Installation considerations
Aluminum wiring requires attention:
- Proper connectors to prevent loosening
- Anti-oxidation compounds
- Correct torque during installation
These steps ensure safe performance.
Aluminum vs copper in buildings
In residential wiring, copper is still more common. But aluminum may be used in:
- Service entrance cables
- Large feeders
- Commercial systems
Safety improvements
Modern aluminum wiring systems are safer due to:
- Better alloys
- Improved connector design
- Updated installation standards
Long-term reliability
When installed correctly, aluminum wiring performs well over time. Problems usually come from poor installation, not the material itself.
Does aluminum conduct heat efficiently?
Aluminum is not only an electrical conductor. It is also widely used in thermal management.
Yes, aluminum conducts heat efficiently. It has high thermal conductivity, making it ideal for heat sinks, cooling systems, and thermal management components.
Heat conduction is critical in many industries. Electronics, automotive systems, and industrial equipment all need effective cooling. Aluminum plays a major role here.
Thermal conductivity comparison
| Material | Thermal conductivity (W/m·K) |
|---|---|
| Copper | ~400 |
| Aluminum | ~200–235 |
| Steel | ~50 |
Aluminum conducts heat very well, even if it is below copper.
Why aluminum is widely used for heat transfer
Lightweight
Reduces system weight
Good conductivity
Transfers heat efficiently
Easy to manufacture
Can be extruded into complex shapes
Cost-effective
Cheaper than copper
Heat sink applications
Aluminum is commonly used in:
- Electronics cooling
- LED lighting systems
- Power modules
- Automotive components
Heat sinks rely on surface area and airflow. Aluminum can be shaped into fins easily, which improves cooling performance.
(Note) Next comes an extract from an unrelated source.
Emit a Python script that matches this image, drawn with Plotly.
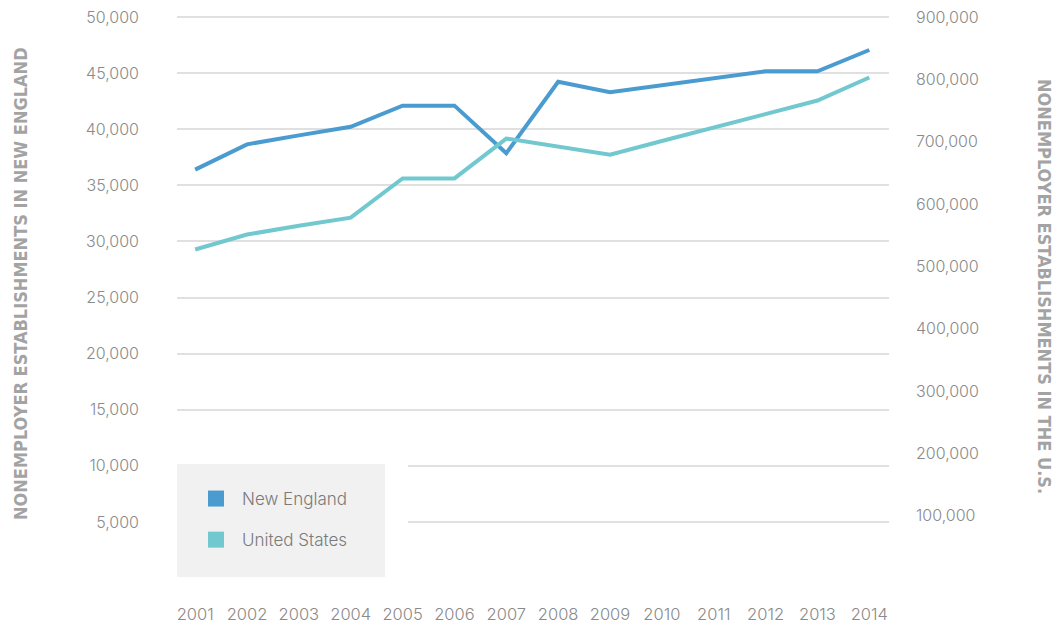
import plotly.graph_objects as go

years = [2001, 2002, 2003, 2004, 2005, 2006, 2007, 2008, 2009, 2010, 2011, 2012, 2013, 2014]
new_england = [36400, 38650, 39450, 40220, 42100, 42100, 37850, 44230, 43290, 43910, 44530, 45160, 45160, 47060]
united_states = [527000, 551000, 565000, 578000, 641000, 641000, 705000, 692000, 679000, 701000, 723000, 745000, 766000, 803000]

left_ticks = [0, 5000, 10000, 15000, 20000, 25000, 30000, 35000, 40000, 45000, 50000]
left_text = [""] + [f"{v:,}" for v in left_ticks[1:]]
right_ticks = [0, 100000, 200000, 300000, 400000, 500000, 600000, 700000, 800000, 900000]
right_text = [""] + [f"{v:,}" for v in right_ticks[1:]]

NE_COLOR = "#4a9bcf"
US_COLOR = "#72c8cf"
TICK_COLOR = "#8a8a8a"
TITLE_COLOR = "#a3a3a3"
FONT = "Inter, Lato, 'Open Sans', sans-serif"
TITLE_FONT = "'DejaVu Sans Condensed', 'Liberation Sans Narrow', 'Open Sans', sans-serif"

fig = go.Figure()
fig.add_trace(go.Scatter(x=years, y=new_england, mode="lines", line=dict(color=NE_COLOR, width=4),
                         showlegend=False, yaxis="y"))
fig.add_trace(go.Scatter(x=years, y=united_states, mode="lines", line=dict(color=US_COLOR, width=4),
                         showlegend=False, yaxis="y2"))
# legend entries (square swatches)
fig.add_trace(go.Scatter(x=[None], y=[None], mode="markers", name="New England",
                         marker=dict(symbol="square", size=16, color=NE_COLOR), legendgroup="a"))
fig.add_trace(go.Scatter(x=[None], y=[None], mode="markers", name="United States",
                         marker=dict(symbol="square", size=16, color=US_COLOR), legendgroup="b"))

# page body adds an 8px offset; work in reference pixel coordinates minus 8
OFF = 8
W, H = 1061 - OFF, 629 - OFF
# reference: 0 at y=578, 50,000 at y=17 ; extend plot top by a few px so the top grid line shows
PX_PER_UNIT = (578 - 17) / 50000
TOP_REF = 13
Y_TOP = (578 - TOP_REF) / PX_PER_UNIT
L, R, T, B = 177 - OFF, 889 - OFF, TOP_REF - OFF, 578 - OFF
pw, ph = R - L, B - T

def px(x):
    return (x - OFF - L) / pw

def py(y):
    return (B - (y - OFF)) / ph

tickfont = dict(size=16, color=TICK_COLOR, family=FONT, weight=300)

fig.update_layout(
    width=W, height=H,
    margin=dict(l=L, r=W - R, t=T, b=H - B, pad=0, autoexpand=False),
    paper_bgcolor="white", plot_bgcolor="white",
    font=dict(family=FONT, color=TICK_COLOR, size=16),
    xaxis=dict(range=[2000.65, 2014.38], tickvals=years, ticktext=[str(y) for y in years],
               showgrid=False, zeroline=False, showline=False, ticks="", automargin=False,
               tickfont=dict(tickfont, size=16.5), ticklabelstandoff=24, ticklabeloverflow="allow"),
    yaxis=dict(range=[0, Y_TOP], tickvals=left_ticks, ticktext=left_text, automargin=False,
               showgrid=True, gridcolor="#e0e0e0", gridwidth=2, zeroline=False, showline=False,
               ticks="", tickfont=tickfont, ticklabelstandoff=37, ticklabeloverflow="allow"),
    yaxis2=dict(range=[0, Y_TOP * 18], tickvals=right_ticks, ticktext=right_text, overlaying="y",
                side="right", showgrid=False, zeroline=False, showline=False, ticks="", automargin=False,
                tickfont=tickfont, ticklabelstandoff=26, ticklabeloverflow="allow"),
    legend=dict(x=px(190), y=py(481), xanchor="left", yanchor="top", bgcolor="rgba(0,0,0,0)",
                font=dict(size=17, color="#7a7a7a", family=FONT, weight=300), tracegroupgap=16,
                itemwidth=42),
    shapes=[
        dict(type="rect", xref="paper", yref="paper", x0=px(170), x1=px(408), y0=py(582), y1=py(455),
             fillcolor="white", line=dict(width=0), layer="above"),
        dict(type="rect", xref="paper", yref="paper", x0=px(177), x1=px(385), y0=py(577), y1=py(464),
             fillcolor="#f1f1f1", line=dict(width=0), layer="above"),
    ],
    annotations=[
        dict(text="NONEMPLOYER ESTABLISHMENTS IN NEW ENGLAND", xref="paper", yref="paper",
             x=px(20), y=py(284), textangle=-90, showarrow=False, xanchor="center", yanchor="middle",
             font=dict(family=TITLE_FONT, size=18, color=TITLE_COLOR, weight="bold")),
        dict(text="NONEMPLOYER ESTABLISHMENTS IN THE U.S.", xref="paper", yref="paper",
             x=px(1045), y=py(286), textangle=90, showarrow=False, xanchor="center", yanchor="middle",
             font=dict(family=TITLE_FONT, size=18, color=TITLE_COLOR, weight="bold")),
    ],
)

fig.write_html("out.html")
Balance of performance and cost
Copper performs better in pure thermal conductivity. But it is heavier and more expensive. Aluminum offers a strong balance, which makes it the preferred choice in most cases.
Surface treatment effects
Coatings and surface finishes can affect heat transfer:
- Anodizing improves corrosion resistance
- Surface roughness affects heat dissipation
- Color can influence radiation
These factors are part of thermal design.
Real-world performance
In many systems, aluminum provides enough thermal performance without the extra cost of copper. This makes it the standard choice in mass production.
When copper is still used
Copper is used when:
- Maximum heat transfer is required
- Space is very limited
- High-performance systems demand it
Final insight on thermal use
Aluminum is not the top performer in heat conduction, but it delivers excellent real-world results. Its balance of properties makes it one of the most important materials in thermal management.
Conclusion
Aluminum is a strong conductor of both electricity and heat. While it does not surpass copper in pure performance, its balance of cost, weight, and efficiency makes it essential in modern engineering and large-scale applications.